━━━━━ Given material ━━━━━

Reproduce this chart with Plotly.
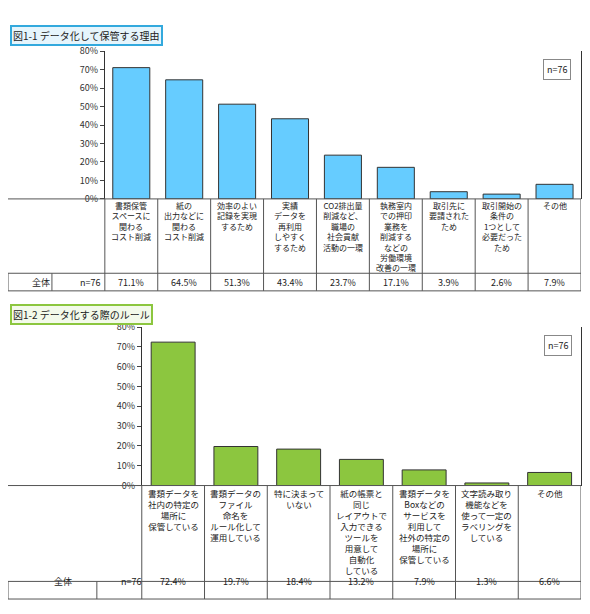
import plotly.graph_objects as go

W, H = 574, 598
cats1 = ["書類保管<br>スペースに<br>関わる<br>コスト削減", "紙の<br>出力などに<br>関わる<br>コスト削減", "効率のよい<br>記録を実現<br>するため",
         "実績<br>データを<br>再利用<br>しやすく<br>するため", "CO2排出量<br>削減など、<br>職場の<br>社会貢献<br>活動の一環",
         "執務室内<br>での押印<br>業務を<br>削減する<br>などの<br>労働環境<br>改善の一環", "取引先に<br>要請された<br>ため",
         "取引開始の<br>条件の<br>1つとして<br>必要だった<br>ため", "その他"]
vals1 = [71.1, 64.5, 51.3, 43.4, 23.7, 17.1, 3.9, 2.6, 7.9]
cats2 = ["書類データを<br>社内の特定の<br>場所に<br>保管している", "書類データの<br>ファイル<br>命名を<br>ルール化して<br>運用している", "特に決まって<br>いない",
         "紙の帳票と<br>同じ<br>レイアウトで<br>入力できる<br>ツールを<br>用意して<br>自動化<br>している",
         "書類データを<br>Boxなどの<br>サービスを<br>利用して<br>社外の特定の<br>場所に<br>保管している",
         "文字読み取り<br>機能などを<br>使って一定の<br>ラベリングを<br>している", "その他"]
vals2 = [72.4, 19.7, 18.4, 13.2, 7.9, 1.3, 6.6]
title1 = "図1-1 データ化して保管する理由"
title2 = "図1-2 データ化する際のルール"
ticks = [0, 10, 20, 30, 40, 50, 60, 70, 80]

FONT = "Noto Sans CJK JP"
def px(x): return max(0.0, min(1.0, (x - 6) / W))
def py(y): return max(0.0, min(1.0, 1 - (y - 6) / H))

fig = go.Figure()
fig.add_bar(x=list(range(len(vals1))), y=vals1, marker=dict(color="#66CCFF", line=dict(color="#333", width=1)), width=0.7, xaxis="x", yaxis="y")
fig.add_bar(x=list(range(len(vals2))), y=vals2, marker=dict(color="#8CC63F", line=dict(color="#333", width=1)), width=0.7, xaxis="x2", yaxis="y2")

ax = dict(showticklabels=False, ticks="", showgrid=False, zeroline=False, showline=False, fixedrange=True)
ay = dict(range=[0, 80], tickvals=ticks, ticktext=[f"{t}%" for t in ticks], ticks="outside", ticklen=4,
          showgrid=False, zeroline=False, showline=True, linecolor="#333", mirror=True,
          tickfont=dict(size=9, color="#333"))
fig.update_layout(
    width=W, height=H, margin=dict(l=0, r=0, t=0, b=0), showlegend=False,
    paper_bgcolor="white", plot_bgcolor="white", font=dict(family=FONT, size=9, color="#222"),
    xaxis=dict(ax, domain=[px(103), px(583)], range=[-0.5, len(vals1) - 0.5], anchor="y"),
    yaxis=dict(ay, domain=[py(194), py(43)], anchor="x"),
    xaxis2=dict(ax, domain=[px(140), px(583)], range=[-0.5, len(vals2) - 0.5], anchor="y2"),
    yaxis2=dict(ay, domain=[py(487), py(325)], anchor="x2"),
)

shapes, anns = [], []
def table(xa, n, vals, cats, ylab, yval, ybot, xleft, xsplit, fs):
    L = dict(color="#555", width=1)
    for yy in [ylab, yval, ybot]:
        shapes.append(dict(type="line", xref="paper", yref="paper", x0=px(6), x1=px(583), y0=py(yy), y1=py(yy), line=L))
    for xx in [6, xsplit]:
        shapes.append(dict(type="line", xref="paper", yref="paper", x0=px(xx), x1=px(xx), y0=py(yval), y1=py(ybot), line=L))
    shapes.append(dict(type="line", xref="paper", yref="paper", x0=px(xleft), x1=px(xleft), y0=py(ylab), y1=py(ybot), line=L))
    for i in range(n):
        shapes.append(dict(type="line", xref=xa, yref="paper", x0=i + 0.5, x1=i + 0.5, y0=py(ylab), y1=py(ybot), line=L))
        anns.append(dict(xref=xa, yref="paper", x=i, y=py(ylab), yanchor="top", showarrow=False,
                         text=cats[i], font=dict(size=fs), align="center", borderpad=0))
        anns.append(dict(xref=xa, yref="paper", x=i, y=py((yval + ybot) / 2), showarrow=False, text=f"{vals[i]:.1f}%", font=dict(size=9)))
    anns.append(dict(xref="paper", yref="paper", x=px((6 + xsplit) / 2), y=py((yval + ybot) / 2), showarrow=False, text="全体"))
    anns.append(dict(xref="paper", yref="paper", x=px((xsplit + xleft) / 2), y=py((yval + ybot) / 2), showarrow=False, text="n=76"))

table("x", len(vals1), vals1, cats1, 194, 270, 288, 103, 50, 8)
table("x2", len(vals2), vals2, cats2, 487, 585, 603, 140, 95, 8.5)

for t, yy, bc, bg in [(title1, 16, "#33A9DD", "#E6F5FC"), (title2, 312, "#8CC63F", "#F3FAEA")]:
    anns.append(dict(xref="paper", yref="paper", x=px(8), y=py(yy), xanchor="left", showarrow=False, text=t,
                     font=dict(size=10, color="#222"), bordercolor=bc, borderwidth=2, bgcolor=bg, borderpad=1))
for xa, ya in [("x domain", "y domain"), ("x2 domain", "y2 domain")]:
    anns.append(dict(xref=xa, yref=ya, x=0.98, y=0.95, xanchor="right", yanchor="top", showarrow=False,
                     text="n=76", bordercolor="#888", borderwidth=1, borderpad=3, bgcolor="white"))

fig.update_layout(shapes=shapes, annotations=anns)
fig.write_html("out.html")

━━━━━

# Written problem
From the first line above to the line containing "import plotly.graph_objects as go", repeat each line exactly. Pictures stay out.

# Written solution
Reproduce this chart with Plotly.
import plotly.graph_objects as go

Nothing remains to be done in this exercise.